## START
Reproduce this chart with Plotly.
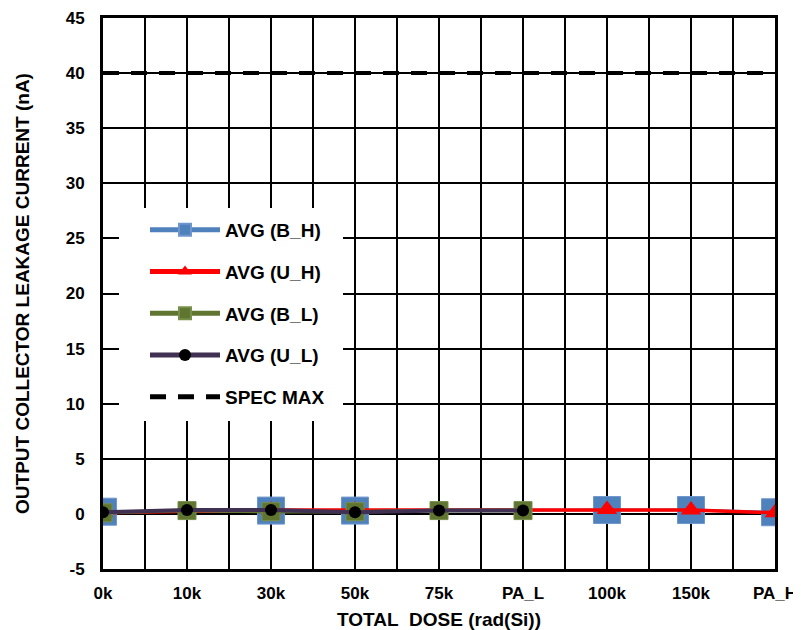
import plotly.graph_objects as go

categories = ["0k", "10k", "30k", "50k", "75k", "PA_L", "100k", "150k", "PA_H"]
avg_b_h = [0.2, None, 0.3, 0.3, None, None, 0.35, 0.35, 0.15]
avg_u_h = [0.1, None, 0.35, 0.35, None, None, 0.4, 0.35, 0.1]
avg_b_l = [0.1, 0.3, 0.2, 0.2, 0.3, 0.3, None, None, None]
avg_u_l = [0.15, 0.35, 0.35, 0.15, 0.3, 0.3, None, None, None]
spec_max = [40] * len(categories)
y_ticks = [-5, 0, 5, 10, 15, 20, 25, 30, 35, 40, 45]
y_tick_text = ["-5", "0", "5", "10", "15", "20", "25", "30", "35", "40", "45"]

xi = list(range(len(categories)))
FONT = "Liberation Sans, Arial, sans-serif"

fig = go.Figure()
fig.add_trace(go.Scatter(
    x=xi, y=avg_b_h, name="AVG (B_H)", mode="lines+markers", connectgaps=True,
    line=dict(color="#4F81BD", width=3),
    marker=dict(symbol="square", size=27, color="#4F81BD", line=dict(color="#6F97CC", width=1)),
))
fig.add_trace(go.Scatter(
    x=xi, y=avg_u_h, name="AVG (U_H)", mode="lines+markers", connectgaps=True,
    line=dict(color="#FF0000", width=3.5),
    marker=dict(symbol="triangle-up", size=18, color="#FF0000"),
))
fig.add_trace(go.Scatter(
    x=xi, y=avg_b_l, name="AVG (B_L)", mode="lines+markers", connectgaps=True,
    line=dict(color="#5F7530", width=3.5),
    marker=dict(symbol="square", size=18, color="#5F7530", line=dict(color="#76904A", width=1)),
))
fig.add_trace(go.Scatter(
    x=xi, y=avg_u_l, name="AVG (U_L)", mode="lines+markers", connectgaps=True,
    line=dict(color="#403152", width=4),
    marker=dict(symbol="circle", size=12, color="#000000"),
))
fig.add_trace(go.Scatter(
    x=xi, y=spec_max, name="SPEC MAX", mode="lines",
    line=dict(color="#000000", width=4, dash="16px,12px"),
))

# plot area: 672 x 551 px
PW, PH = 672, 551
fig.update_layout(
    width=801, height=622,
    margin=dict(l=95, r=34, t=10, b=61),
    paper_bgcolor="white", plot_bgcolor="white",
    font=dict(family=FONT, size=17, color="black"),
    showlegend=True,
    legend=dict(
        x=(145 - 103) / PW, y=(568 - 210) / PH, xanchor="left", yanchor="top",
        bgcolor="rgba(0,0,0,0)", borderwidth=0,
        font=dict(family=FONT, size=19, color="black", weight="bold"),
        tracegroupgap=14, itemsizing="constant", itemwidth=70,
    ),
    shapes=[dict(
        type="rect", xref="paper", yref="paper", layer="above",
        x0=(119 - 103) / PW, x1=(343 - 103) / PW,
        y0=(568 - 420) / PH, y1=(568 - 207) / PH,
        fillcolor="white", line=dict(width=0),
    )],
)
for i, tr in enumerate(fig.data):
    tr.legendgroup = "g%d" % i

fig.update_xaxes(
    range=[0, len(categories) - 1],
    tickmode="array", tickvals=xi, ticktext=categories,
    showgrid=True, gridcolor="black", gridwidth=2,
    minor=dict(dtick=0.5, showgrid=True, gridcolor="black", gridwidth=2),
    showline=True, linecolor="black", linewidth=3, mirror=True,
    ticks="", zeroline=False, ticklabelstandoff=7, ticklabeloverflow="allow",
    tickfont=dict(family=FONT, size=17, color="black", weight="bold"),
    title=dict(text="TOTAL\u00a0 DOSE (rad(Si))", font=dict(family=FONT, size=19, color="black", weight="bold"), standoff=12),
    automargin=False,
)
fig.update_yaxes(
    range=[-5, 45], tickmode="array", tickvals=y_ticks, ticktext=y_tick_text,
    showgrid=True, gridcolor="black", gridwidth=2,
    showline=True, linecolor="black", linewidth=3, mirror=True,
    ticks="", zeroline=False, ticklabelstandoff=12, ticklabeloverflow="allow",
    tickfont=dict(family=FONT, size=17, color="black", weight="bold"),
    title=dict(text="OUTPUT COLLECTOR LEAKAGE CURRENT (nA)", font=dict(family=FONT, size=19, color="black", weight="bold"), standoff=32),
    automargin=False,
)

fig.write_html("out.html")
## END
Restate only the lines running from the start of the material above through the line containing "import plotly.graph_objects as go", ends included. No pictures.

:: Solved exercise ::
Reproduce this chart with Plotly.
import plotly.graph_objects as go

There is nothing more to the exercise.